::: Records provided :::

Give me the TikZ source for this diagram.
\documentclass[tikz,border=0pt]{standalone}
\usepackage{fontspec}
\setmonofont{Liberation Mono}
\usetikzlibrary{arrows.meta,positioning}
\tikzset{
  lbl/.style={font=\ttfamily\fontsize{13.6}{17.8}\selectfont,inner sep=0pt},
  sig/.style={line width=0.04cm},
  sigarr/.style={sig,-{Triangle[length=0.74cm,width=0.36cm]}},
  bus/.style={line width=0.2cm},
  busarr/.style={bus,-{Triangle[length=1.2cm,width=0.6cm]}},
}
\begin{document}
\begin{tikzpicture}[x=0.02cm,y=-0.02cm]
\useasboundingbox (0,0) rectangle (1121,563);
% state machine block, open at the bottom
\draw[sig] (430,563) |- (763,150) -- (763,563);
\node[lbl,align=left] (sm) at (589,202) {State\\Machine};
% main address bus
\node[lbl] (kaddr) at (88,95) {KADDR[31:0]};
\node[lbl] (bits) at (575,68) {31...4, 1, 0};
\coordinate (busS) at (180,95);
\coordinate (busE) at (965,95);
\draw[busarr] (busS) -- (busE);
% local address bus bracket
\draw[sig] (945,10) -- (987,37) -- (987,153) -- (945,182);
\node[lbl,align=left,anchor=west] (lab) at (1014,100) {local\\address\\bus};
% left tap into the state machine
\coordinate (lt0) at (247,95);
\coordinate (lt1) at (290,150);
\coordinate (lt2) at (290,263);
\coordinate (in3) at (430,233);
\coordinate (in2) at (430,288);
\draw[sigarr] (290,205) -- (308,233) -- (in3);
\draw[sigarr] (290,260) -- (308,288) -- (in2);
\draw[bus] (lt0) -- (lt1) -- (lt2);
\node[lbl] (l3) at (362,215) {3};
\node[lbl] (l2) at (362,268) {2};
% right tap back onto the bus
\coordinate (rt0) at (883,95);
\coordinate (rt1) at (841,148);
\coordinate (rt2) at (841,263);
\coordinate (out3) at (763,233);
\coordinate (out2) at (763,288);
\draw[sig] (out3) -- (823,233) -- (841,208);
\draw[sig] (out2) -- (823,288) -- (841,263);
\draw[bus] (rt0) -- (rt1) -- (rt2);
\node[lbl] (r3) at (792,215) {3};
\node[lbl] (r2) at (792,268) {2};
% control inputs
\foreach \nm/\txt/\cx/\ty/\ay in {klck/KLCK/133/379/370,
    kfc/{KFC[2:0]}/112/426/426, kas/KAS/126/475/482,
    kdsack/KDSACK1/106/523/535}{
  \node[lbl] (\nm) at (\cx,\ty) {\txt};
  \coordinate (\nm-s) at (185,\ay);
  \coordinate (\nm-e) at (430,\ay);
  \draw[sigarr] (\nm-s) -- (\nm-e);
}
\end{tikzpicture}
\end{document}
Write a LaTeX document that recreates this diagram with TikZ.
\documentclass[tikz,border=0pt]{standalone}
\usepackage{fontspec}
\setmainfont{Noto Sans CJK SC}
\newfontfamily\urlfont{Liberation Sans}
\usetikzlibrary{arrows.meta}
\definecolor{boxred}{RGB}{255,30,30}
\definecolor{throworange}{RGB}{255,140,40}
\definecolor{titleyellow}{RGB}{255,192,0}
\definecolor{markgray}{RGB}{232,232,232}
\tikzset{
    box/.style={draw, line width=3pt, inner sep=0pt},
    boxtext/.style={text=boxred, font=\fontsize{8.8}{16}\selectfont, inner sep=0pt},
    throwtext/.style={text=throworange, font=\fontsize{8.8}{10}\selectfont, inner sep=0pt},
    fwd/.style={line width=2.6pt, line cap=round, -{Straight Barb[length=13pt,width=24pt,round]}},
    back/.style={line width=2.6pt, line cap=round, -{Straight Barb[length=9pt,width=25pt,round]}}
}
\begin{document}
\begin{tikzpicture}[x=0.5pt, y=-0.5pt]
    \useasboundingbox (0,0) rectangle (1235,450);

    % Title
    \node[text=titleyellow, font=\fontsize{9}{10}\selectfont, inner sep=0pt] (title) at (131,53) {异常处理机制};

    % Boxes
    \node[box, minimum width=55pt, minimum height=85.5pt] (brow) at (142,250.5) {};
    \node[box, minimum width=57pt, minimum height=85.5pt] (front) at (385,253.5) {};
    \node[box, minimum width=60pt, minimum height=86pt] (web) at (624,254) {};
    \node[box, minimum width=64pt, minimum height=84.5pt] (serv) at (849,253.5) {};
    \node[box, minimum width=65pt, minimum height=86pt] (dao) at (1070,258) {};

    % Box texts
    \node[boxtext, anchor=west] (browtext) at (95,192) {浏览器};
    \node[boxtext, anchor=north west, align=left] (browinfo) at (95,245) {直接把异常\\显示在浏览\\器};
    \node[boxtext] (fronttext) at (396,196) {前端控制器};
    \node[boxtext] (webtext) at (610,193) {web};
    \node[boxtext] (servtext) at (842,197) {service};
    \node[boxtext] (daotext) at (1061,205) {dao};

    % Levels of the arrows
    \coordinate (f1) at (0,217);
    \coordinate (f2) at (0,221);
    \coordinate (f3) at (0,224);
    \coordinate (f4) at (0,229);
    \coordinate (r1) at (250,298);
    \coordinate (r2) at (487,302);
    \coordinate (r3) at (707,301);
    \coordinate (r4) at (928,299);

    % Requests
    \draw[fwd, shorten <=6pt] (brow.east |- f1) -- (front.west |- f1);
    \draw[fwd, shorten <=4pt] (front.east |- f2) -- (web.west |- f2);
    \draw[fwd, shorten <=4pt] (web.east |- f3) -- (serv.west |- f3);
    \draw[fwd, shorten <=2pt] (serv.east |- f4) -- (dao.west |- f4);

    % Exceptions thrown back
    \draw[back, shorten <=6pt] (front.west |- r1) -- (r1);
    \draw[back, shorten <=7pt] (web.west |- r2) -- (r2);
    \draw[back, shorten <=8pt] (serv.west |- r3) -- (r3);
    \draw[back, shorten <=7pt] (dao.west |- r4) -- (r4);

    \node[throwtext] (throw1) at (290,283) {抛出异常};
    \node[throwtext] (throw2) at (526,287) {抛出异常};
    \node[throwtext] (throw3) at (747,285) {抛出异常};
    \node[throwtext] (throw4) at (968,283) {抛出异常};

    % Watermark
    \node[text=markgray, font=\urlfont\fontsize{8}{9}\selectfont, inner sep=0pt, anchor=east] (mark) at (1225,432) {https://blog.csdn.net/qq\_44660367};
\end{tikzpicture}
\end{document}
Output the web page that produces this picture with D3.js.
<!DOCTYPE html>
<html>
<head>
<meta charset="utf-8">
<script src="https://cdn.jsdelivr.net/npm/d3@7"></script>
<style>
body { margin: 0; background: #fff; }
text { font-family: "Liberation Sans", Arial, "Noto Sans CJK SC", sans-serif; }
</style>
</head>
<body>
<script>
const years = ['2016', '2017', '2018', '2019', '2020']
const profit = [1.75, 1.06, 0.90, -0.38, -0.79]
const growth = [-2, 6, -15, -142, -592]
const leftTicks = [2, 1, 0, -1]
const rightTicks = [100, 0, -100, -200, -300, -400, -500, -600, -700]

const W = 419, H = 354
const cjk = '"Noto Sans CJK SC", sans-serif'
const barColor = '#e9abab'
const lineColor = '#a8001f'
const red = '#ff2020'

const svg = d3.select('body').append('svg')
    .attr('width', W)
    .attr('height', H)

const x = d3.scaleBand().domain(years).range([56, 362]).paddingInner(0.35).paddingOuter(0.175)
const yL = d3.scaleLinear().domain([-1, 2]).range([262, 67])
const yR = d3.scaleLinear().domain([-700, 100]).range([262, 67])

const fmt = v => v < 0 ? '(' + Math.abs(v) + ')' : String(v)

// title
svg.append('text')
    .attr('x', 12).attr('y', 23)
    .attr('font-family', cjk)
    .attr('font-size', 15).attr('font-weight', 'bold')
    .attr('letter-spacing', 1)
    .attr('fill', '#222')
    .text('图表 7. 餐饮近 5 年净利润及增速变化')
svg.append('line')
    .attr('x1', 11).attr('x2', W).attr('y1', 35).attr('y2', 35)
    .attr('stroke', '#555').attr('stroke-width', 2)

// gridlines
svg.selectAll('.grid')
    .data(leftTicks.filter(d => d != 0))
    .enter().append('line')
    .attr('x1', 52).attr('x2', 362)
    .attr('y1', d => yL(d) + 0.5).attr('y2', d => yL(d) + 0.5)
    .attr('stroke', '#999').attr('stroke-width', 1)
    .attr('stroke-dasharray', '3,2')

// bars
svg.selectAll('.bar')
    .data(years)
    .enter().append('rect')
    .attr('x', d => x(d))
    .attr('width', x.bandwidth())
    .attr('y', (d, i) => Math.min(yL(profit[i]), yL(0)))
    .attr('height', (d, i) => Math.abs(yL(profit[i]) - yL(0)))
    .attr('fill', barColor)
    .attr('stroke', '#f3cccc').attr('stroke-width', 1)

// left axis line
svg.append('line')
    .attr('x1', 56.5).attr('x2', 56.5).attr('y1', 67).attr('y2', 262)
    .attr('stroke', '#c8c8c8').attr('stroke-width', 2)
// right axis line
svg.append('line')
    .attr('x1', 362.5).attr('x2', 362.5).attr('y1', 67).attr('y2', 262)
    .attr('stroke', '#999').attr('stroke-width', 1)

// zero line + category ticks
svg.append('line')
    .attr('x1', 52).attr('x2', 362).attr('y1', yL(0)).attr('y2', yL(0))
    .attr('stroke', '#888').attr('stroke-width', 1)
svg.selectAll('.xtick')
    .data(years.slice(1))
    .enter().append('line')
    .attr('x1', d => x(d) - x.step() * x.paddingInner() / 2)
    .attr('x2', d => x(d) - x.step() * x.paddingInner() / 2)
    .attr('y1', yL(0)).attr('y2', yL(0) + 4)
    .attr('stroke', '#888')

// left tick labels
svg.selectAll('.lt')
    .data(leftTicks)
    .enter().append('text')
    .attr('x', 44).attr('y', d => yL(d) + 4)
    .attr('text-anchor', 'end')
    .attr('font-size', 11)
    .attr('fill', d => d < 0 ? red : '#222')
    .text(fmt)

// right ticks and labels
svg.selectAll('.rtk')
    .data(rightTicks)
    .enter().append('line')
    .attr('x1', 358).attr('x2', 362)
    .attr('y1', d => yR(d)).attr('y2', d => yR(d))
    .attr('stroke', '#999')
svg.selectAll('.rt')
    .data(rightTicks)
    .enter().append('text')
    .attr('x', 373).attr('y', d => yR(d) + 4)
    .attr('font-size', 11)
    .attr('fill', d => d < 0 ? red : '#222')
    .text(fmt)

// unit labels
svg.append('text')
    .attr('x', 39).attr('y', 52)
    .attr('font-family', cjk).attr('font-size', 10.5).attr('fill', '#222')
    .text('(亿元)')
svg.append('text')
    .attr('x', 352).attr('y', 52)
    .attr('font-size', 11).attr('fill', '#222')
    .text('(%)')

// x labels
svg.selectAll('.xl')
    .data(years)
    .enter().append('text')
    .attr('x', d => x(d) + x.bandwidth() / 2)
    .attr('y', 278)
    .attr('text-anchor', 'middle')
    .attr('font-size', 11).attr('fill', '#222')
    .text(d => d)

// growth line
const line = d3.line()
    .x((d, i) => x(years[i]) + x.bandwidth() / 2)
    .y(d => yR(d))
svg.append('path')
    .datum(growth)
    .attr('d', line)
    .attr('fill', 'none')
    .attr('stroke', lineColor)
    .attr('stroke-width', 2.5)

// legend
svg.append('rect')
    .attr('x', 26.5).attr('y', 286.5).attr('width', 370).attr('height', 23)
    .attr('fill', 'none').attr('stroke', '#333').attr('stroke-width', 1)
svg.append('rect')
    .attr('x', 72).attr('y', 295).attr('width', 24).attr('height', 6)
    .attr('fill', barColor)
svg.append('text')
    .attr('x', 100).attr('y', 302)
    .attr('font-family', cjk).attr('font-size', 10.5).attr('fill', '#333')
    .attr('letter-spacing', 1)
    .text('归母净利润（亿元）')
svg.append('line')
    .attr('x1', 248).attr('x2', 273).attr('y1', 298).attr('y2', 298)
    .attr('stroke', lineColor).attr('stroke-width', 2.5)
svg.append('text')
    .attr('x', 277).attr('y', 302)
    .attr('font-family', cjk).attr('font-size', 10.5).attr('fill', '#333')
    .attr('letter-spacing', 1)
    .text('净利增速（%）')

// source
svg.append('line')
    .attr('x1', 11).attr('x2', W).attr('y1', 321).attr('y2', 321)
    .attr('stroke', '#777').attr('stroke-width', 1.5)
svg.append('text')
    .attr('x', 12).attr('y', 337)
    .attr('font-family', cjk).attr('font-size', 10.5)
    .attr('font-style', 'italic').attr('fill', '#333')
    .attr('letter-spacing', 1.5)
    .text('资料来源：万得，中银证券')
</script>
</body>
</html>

:::

**What this task involves:**
Print the lines from the line containing "Write a LaTeX" to the line containing "inner sep=0pt] (title)", both ends included, exactly and with nothing added.

**Solution to the exercise:**
Write a LaTeX document that recreates this diagram with TikZ.
\documentclass[tikz,border=0pt]{standalone}
\usepackage{fontspec}
\setmainfont{Noto Sans CJK SC}
\newfontfamily\urlfont{Liberation Sans}
\usetikzlibrary{arrows.meta}
\definecolor{boxred}{RGB}{255,30,30}
\definecolor{throworange}{RGB}{255,140,40}
\definecolor{titleyellow}{RGB}{255,192,0}
\definecolor{markgray}{RGB}{232,232,232}
\tikzset{
    box/.style={draw, line width=3pt, inner sep=0pt},
    boxtext/.style={text=boxred, font=\fontsize{8.8}{16}\selectfont, inner sep=0pt},
    throwtext/.style={text=throworange, font=\fontsize{8.8}{10}\selectfont, inner sep=0pt},
    fwd/.style={line width=2.6pt, line cap=round, -{Straight Barb[length=13pt,width=24pt,round]}},
    back/.style={line width=2.6pt, line cap=round, -{Straight Barb[length=9pt,width=25pt,round]}}
}
\begin{document}
\begin{tikzpicture}[x=0.5pt, y=-0.5pt]
    \useasboundingbox (0,0) rectangle (1235,450);

    % Title
    \node[text=titleyellow, font=\fontsize{9}{10}\selectfont, inner sep=0pt] (title) at (131,53) {异常处理机制};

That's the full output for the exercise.